The study was warmly welcomed by Chicago-based Invenergy LLC, developer of the proposed $7 billion Green Belt Express line that could help carry up to 5,000 MW of Great Plains wind power to Great Lakes and mid-Atlantic population centers.
A key 530-mile segment of the line, running from Kansas to central Missouri, is a candidate for a federal loan guarantee, according to DOE — one of the new or strengthened transmission initiatives provided for DOE in the infrastructure act.

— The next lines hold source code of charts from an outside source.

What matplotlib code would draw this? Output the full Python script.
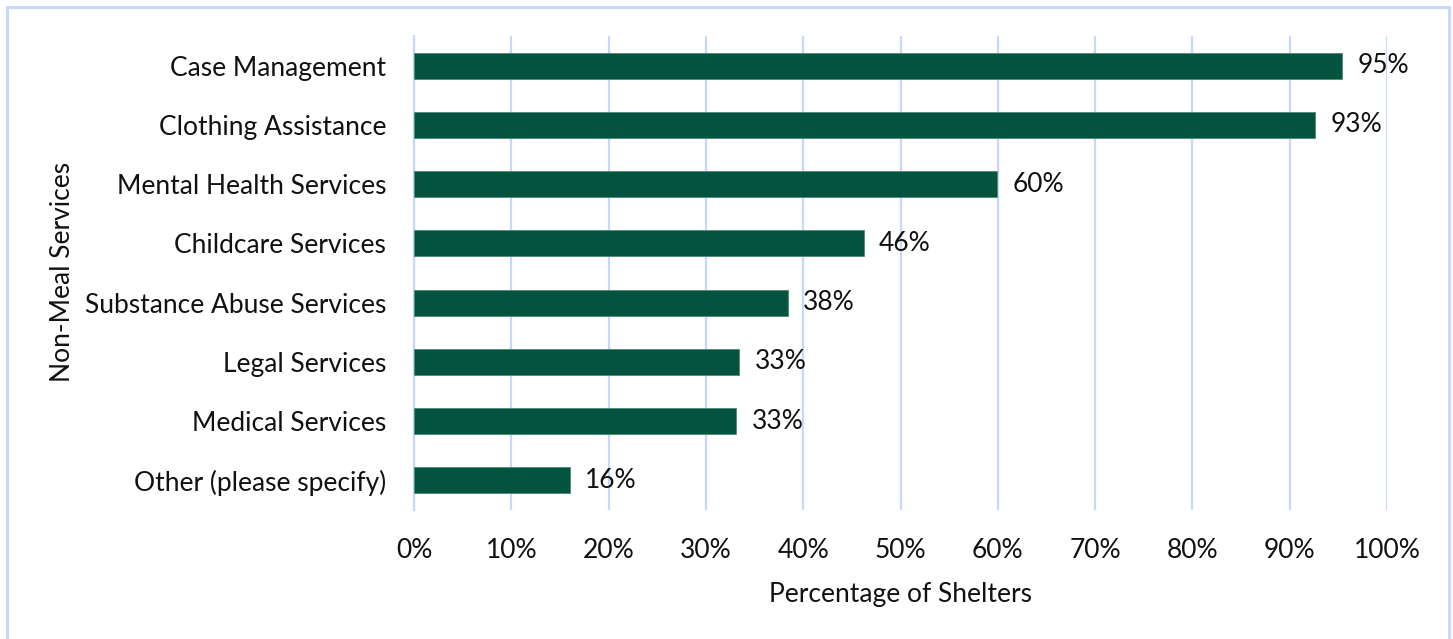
import matplotlib.pyplot as plt
from matplotlib.patches import Rectangle
from matplotlib.ticker import FuncFormatter

plt.rcParams['font.family'] = ['Lato', 'DejaVu Sans']

services = [
    "Case Management",
    "Clothing Assistance",
    "Mental Health Services",
    "Childcare Services",
    "Substance Abuse Services",
    "Legal Services",
    "Medical Services",
    "Other (please specify)",
]
share = [95.4, 92.6, 59.9, 46.2, 38.4, 33.4, 33.1, 16.0]

bar_color = "#03543F"
grid_color = "#C6D9F8"
text_color = "#111111"

fig = plt.figure(figsize=(14.53, 6.39), dpi=100)
ax = fig.add_axes([0.285, 0.2019, 0.6696, 0.7418])

pos = list(range(len(services)))[::-1]
ax.barh(pos, share, height=0.44, color=bar_color, edgecolor="#4E8A78",
        linewidth=0.6, zorder=3)

for y, v in zip(pos, share):
    ax.text(v + 1.6, y, f"{v:.0f}%", va="center", ha="left", fontsize=19,
            color=text_color)

ax.set_xlim(0, 100)
ax.set_ylim(-0.5, len(services) - 0.5)
ax.set_xticks(range(0, 101, 10))
ax.xaxis.set_major_formatter(FuncFormatter(lambda x, _: f"{x:.0f}%"))
ax.set_yticks(pos)
ax.set_yticklabels(services)

ax.grid(axis="x", color=grid_color, linewidth=1.6, zorder=0)
ax.tick_params(axis="both", length=0, labelsize=19, colors=text_color)
ax.tick_params(axis="x", pad=20)
ax.tick_params(axis="y", pad=20)
for side in ["top", "right", "bottom"]:
    ax.spines[side].set_visible(False)
ax.spines["left"].set_color(grid_color)
ax.spines["left"].set_linewidth(1.6)

ax.set_xlabel("Percentage of Shelters", fontsize=19, labelpad=14, color=text_color)
fig.text(0.0427, 0.574, "Non-Meal Services", rotation=90, fontsize=19,
         ha="center", va="center", color=text_color)

# light frame around the whole chart
fig.patches.append(Rectangle((7 / 1453, -0.05), 1442 / 1453, 1.05 - 7 / 639,
                             transform=fig.transFigure, fill=False,
                             edgecolor=grid_color, linewidth=2.2))

fig.savefig("out.png", dpi=100)
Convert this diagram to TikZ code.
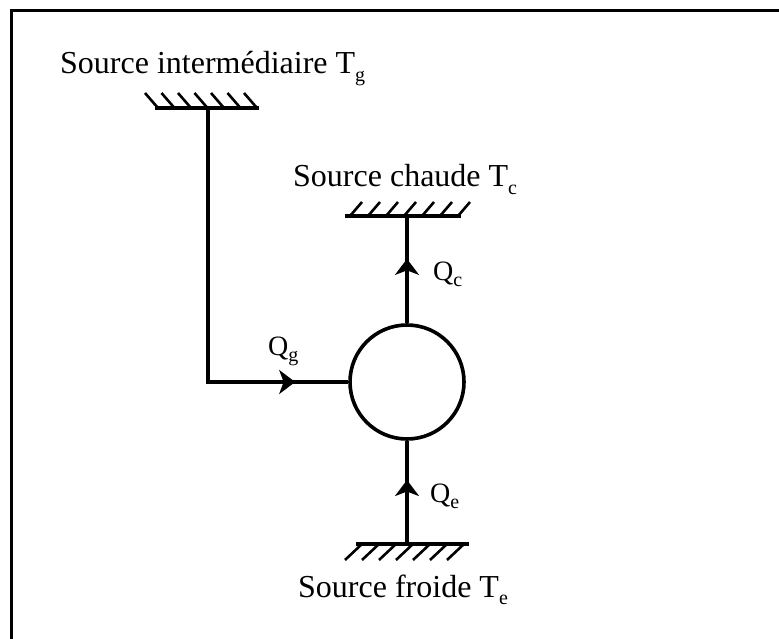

“We are encouraged by the findings of the draft study which underscore the critical need for interregional transmission to deliver cost-effective generation, meet projected demand growth and usage shifts, and improve reliability and resilience, especially in the face of increasing extreme weather events, cybersecurity risks, and physical threats,” said Shashank Sane, Invenergy executive vice president for transmission, in a statement.
“The draft study rightly focuses on identifying market barriers to interregional transmission development to accelerate deployment of clean energy,” he added.

Sure, right... as if Grain Belt Express has anything at all to do with electricity markets and isn't just going to sell its project off to be used as a private tie line to proposed generation.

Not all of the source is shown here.